Seismic fragility assessment of highway bridges using D-vine copulas

Abstract

Seismic vulnerability of highway bridges is crucial to the seismic risk assessment of highway transportation networks. A new framework for developing the fragility function at the system level utilizing the D-vine copula theory is proposed. In this methodology, first, the joint probabilistic seismic demand model (JPSDM), which represents the conditional joint distribution of various engineering demand parameters (EDPs) under each intensity measure (IM) level, is constructed using the D-vine approach; then, sample realizations of both the established JPSDM and capacity models of these considered components are compared to derive the system-level fragility curves.
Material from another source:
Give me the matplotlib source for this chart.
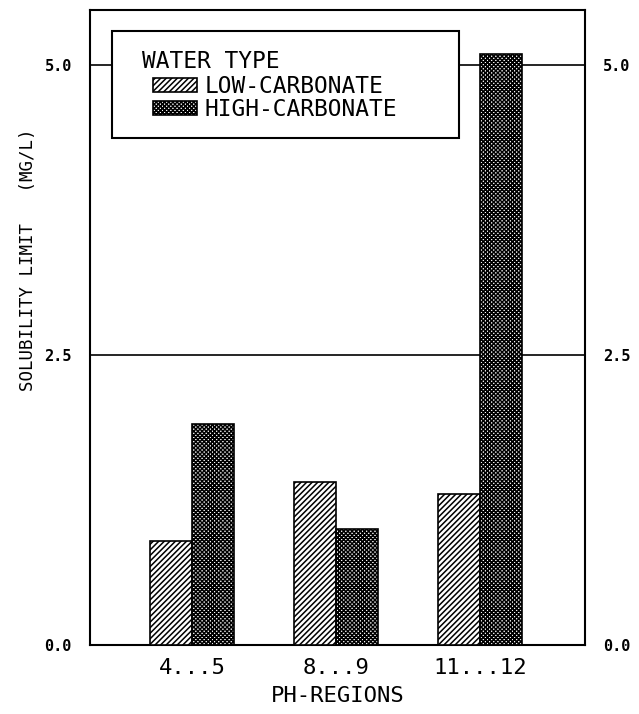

This methodology is illustrated in a typical two-span RC continuous girder-box bridge case, where pier columns, elastomeric pad bearings, the sliding bearings, and the abutments in both passive and active directions are considered as the major components. The results demonstrate that the performance of the optimal D-vine for characterizing the dependence structure among various EDPs is relatively superior in comparison with commonly-utilized multivariate standard copulas. The combination of the quantitatively-identified optimal D-vine copula and their conditional lognormal marginal distributions is adequate to construct the JPSDM of these five EDPs. Furthermore, the effects of different copula selections on the overall system vulnerability are well captured, which highlight the necessity for quantitative identification of the optimal D-vine copula for modeling the correlations among various EDPs.